Iran has tried to keep its economic situation in check by controlling foreign currency rates and cutting down on those moving their money from the rial to other currencies, including Bitcoin. Last year, the semi-official Mehr news agency quoted Mohammad Reza Pour-Ebrahimi, the head of the Iranian parliament’s economic commission, as suggesting that about $2.5 billion left Iran through digital currency purchases. He did not elaborate and authorities have not discussed it since.
The US, meanwhile, has been keeping a close watch on Iranians holding bitcoins.
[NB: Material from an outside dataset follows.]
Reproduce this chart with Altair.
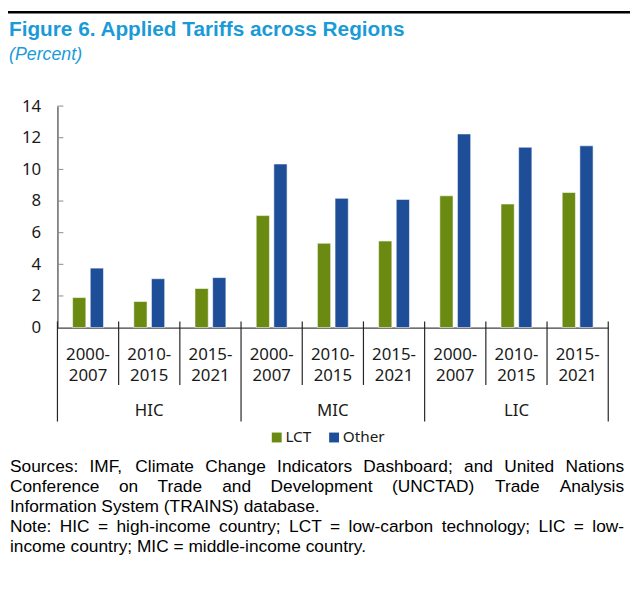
import altair as alt
import pandas as pd

# ---------------- data ----------------
regions = ["HIC", "MIC", "LIC"]
periods = ["2000-2007", "2010-2015", "2015-2021"]
lct = [1.90, 1.65, 2.47, 7.08, 5.33, 5.47, 8.33, 7.81, 8.54]
other = [3.76, 3.09, 3.16, 10.34, 8.17, 8.10, 12.24, 11.40, 11.49]
series = ["LCT", "Other"]
colors = ["#6a8a12", "#1f4e99"]
y_ticks = [0, 2, 4, 6, 8, 10, 12, 14]

title_text = "Figure 6. Applied Tariffs across Regions"
subtitle_text = "(Percent)"
note_lines = [
    ("Sources: IMF, Climate Change Indicators Dashboard; and United Nations", True),
    ("Conference on Trade and Development (UNCTAD) Trade Analysis", True),
    ("Information System (TRAINS) database.", False),
    ("Note: HIC = high-income country; LCT = low-carbon technology; LIC = low-", True),
    ("income country; MIC = middle-income country.", False),
]

# ---------------- tables ----------------
cats = [f"{r} {p}" for r in regions for p in periods]
rows = []
for i, c in enumerate(cats):
    rows.append({"cat": c, "series": "LCT", "value": lct[i]})
    rows.append({"cat": c, "series": "Other", "value": other[i]})
bars_df = pd.DataFrame(rows)

W_PLOT, H_PLOT = 557, 224
xscale = alt.Scale(type="band", domain=cats, paddingInner=0, paddingOuter=0)
yscale = alt.Scale(domain=[0, 14], nice=False)
xaxis = alt.Axis(labels=False, ticks=False, domain=True, domainColor="#404040",
                 domainWidth=1.2, title=None, grid=False)
yaxis = alt.Axis(values=y_ticks, ticks=False, labelPadding=17, grid=False,
                 domain=True, domainColor="#404040", domainWidth=1.2, title=None)

bars = alt.Chart(bars_df).mark_bar(stroke="white", strokeOpacity=0.55, strokeWidth=1).encode(
    x=alt.X("cat:N", scale=xscale, axis=xaxis),
    xOffset=alt.XOffset("series:N", sort=series,
                        scale=alt.Scale(paddingInner=0.25, paddingOuter=0.86)),
    y=alt.Y("value:Q", scale=yscale, axis=yaxis),
    color=alt.Color("series:N", sort=series,
                    scale=alt.Scale(domain=series, range=colors),
                    legend=alt.Legend(orient="none", legendX=214, legendY=327,
                                      direction="horizontal", title=None,
                                      symbolType="square", symbolSize=100,
                                      symbolStrokeWidth=0, labelFont="Noto Sans",
                                      labelFontSize=15.5, labelColor="#1a1a1a",
                                      labelOffset=1, columnPadding=15)),
)

tick_df = pd.DataFrame({"v": y_ticks[1:]})
inner_ticks = alt.Chart(tick_df).mark_rule(color="#8c8c8c", strokeWidth=1).encode(
    y=alt.Y("v:Q", scale=yscale, axis=yaxis),
    x=alt.value(0), x2=alt.value(6),
)

group_start = [f"{r} {periods[0]}" for r in regions]
inner_df = pd.DataFrame({"cat": [c for c in cats if c not in group_start]})
period_div = alt.Chart(inner_df).mark_rule(color="#262626", strokeWidth=1.2).encode(
    x=alt.X("cat:N", scale=xscale, bandPosition=0, axis=xaxis),
    y=alt.value(217.7), y2=alt.value(282),
)

gstart_df = pd.DataFrame({"cat": group_start})
group_div = alt.Chart(gstart_df).mark_rule(color="#262626", strokeWidth=1.2).encode(
    x=alt.X("cat:N", scale=xscale, bandPosition=0, axis=xaxis),
    y=alt.value(217.7), y2=alt.value(319),
)
end_df = pd.DataFrame({"cat": [cats[-1]]})
group_end = alt.Chart(end_df).mark_rule(color="#262626", strokeWidth=1.2).encode(
    x=alt.X("cat:N", scale=xscale, bandPosition=1, axis=xaxis),
    y=alt.value(217.7), y2=alt.value(319),
)

plab_df = pd.DataFrame({"cat": cats,
                        "lab": [p.replace("-", "-\n") for r in regions for p in periods]})
period_labels = alt.Chart(plab_df).mark_text(
    lineBreak="\n", baseline="middle", align="center", lineHeight=21,
    font="Noto Sans", fontSize=17, color="#1a1a1a").encode(
    x=alt.X("cat:N", scale=xscale, bandPosition=0.5, axis=xaxis),
    y=alt.value(251.5), text="lab:N",
)

glab_df = pd.DataFrame({"cat": [f"{r} {periods[1]}" for r in regions], "lab": regions})
group_labels = alt.Chart(glab_df).mark_text(
    baseline="middle", align="center", font="Noto Sans", fontSize=17, color="#1a1a1a").encode(
    x=alt.X("cat:N", scale=xscale, bandPosition=0.5, axis=xaxis),
    y=alt.value(308), text="lab:N",
)

# ---------------- title block ----------------
top_rule = alt.Chart(pd.DataFrame({"a": [0]})).mark_rule(color="black", strokeWidth=2.5).encode(
    x=alt.value(-50), x2=alt.value(579), y=alt.value(-95))
title = alt.Chart(pd.DataFrame({"t": [title_text]})).mark_text(
    align="left", baseline="alphabetic", font="Liberation Sans", fontSize=21,
    fontWeight="bold", color="#1a9bd7").encode(
    x=alt.value(-49), y=alt.value(-70.5), text="t:N")
subtitle = alt.Chart(pd.DataFrame({"t": [subtitle_text]})).mark_text(
    align="left", baseline="alphabetic", font="Liberation Sans", fontSize=18,
    fontStyle="italic", color="#1a9bd7").encode(
    x=alt.value(-49), y=alt.value(-46.5), text="t:N")

# ---------------- footnote (justified, word by word) ----------------
AW = {" ": 278, "(": 333, ")": 333, ",": 278, "-": 333, ".": 278, ":": 278, ";": 278, "=": 584,
      "A": 667, "B": 667, "C": 722, "D": 722, "E": 667, "F": 611, "G": 778, "H": 722, "I": 278,
      "J": 500, "K": 667, "L": 556, "M": 833, "N": 722, "O": 778, "P": 667, "Q": 778, "R": 722,
      "S": 667, "T": 611, "U": 722, "V": 667, "W": 944, "X": 667, "Y": 667, "Z": 611,
      "a": 556, "b": 556, "c": 500, "d": 556, "e": 556, "f": 278, "g": 556, "h": 556, "i": 222,
      "j": 222, "k": 500, "l": 222, "m": 833, "n": 556, "o": 556, "p": 556, "q": 556, "r": 333,
      "s": 500, "t": 278, "u": 556, "v": 500, "w": 722, "x": 500, "y": 500, "z": 500}
FS = 17.5


def tw(s):
    return sum(AW.get(ch, 556) for ch in s) * FS / 1000.0


left, right = -48, 573
note_layers = []
for li, (line, just) in enumerate(note_lines):
    ws = line.split(" ")
    base = 370.2 + 20.1 * li
    if just and len(ws) > 1:
        gap = (right - left - sum(tw(w) for w in ws)) / (len(ws) - 1)
    else:
        gap = tw(" ")
    x = left
    for w in ws:
        note_layers.append(
            alt.Chart(pd.DataFrame({"w": [w]})).mark_text(
                align="left", baseline="alphabetic", font="Liberation Sans",
                fontSize=FS, color="black").encode(
                x=alt.value(x), y=alt.value(base), text="w:N"))
        x += tw(w) + gap

chart = alt.layer(
    bars, inner_ticks, period_div, group_div, group_end, period_labels, group_labels,
    top_rule, title, subtitle, *note_layers,
).properties(
    width=W_PLOT, height=H_PLOT,
    padding={"left": 50, "top": 96, "right": 22, "bottom": 250},
    autosize="none",
).configure_view(stroke=None).configure_axis(
    labelFont="Noto Sans", labelFontSize=17, labelColor="#1a1a1a",
)

chart.save("out.html", embed_options={"renderer": "svg", "actions": False})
In November, a federal grand jury in Newark, New Jersey, accused two Iranian men of hacking and holding hostage computer systems of over 200 American entities to extort them for Bitcoin, including the cities of Newark and Atlanta.
“As Iran becomes increasingly isolated and desperate for access to US dollars, it is vital that virtual currency exchanges, peer-to-peer exchangers and other providers of digital currency services harden their networks against these illicit schemes,” said Sigal Mandelker, Treasury’s undersecretary for terrorism and financial intelligence.
Not so, said Jahromi.
“Cybercurrencies are effective in bypassing sanctions when it comes to small transactions, but we do not see any special impact in them as far as mega-transactions are concerned,” he said. “We cannot use them to go around international monetary mechanisms.”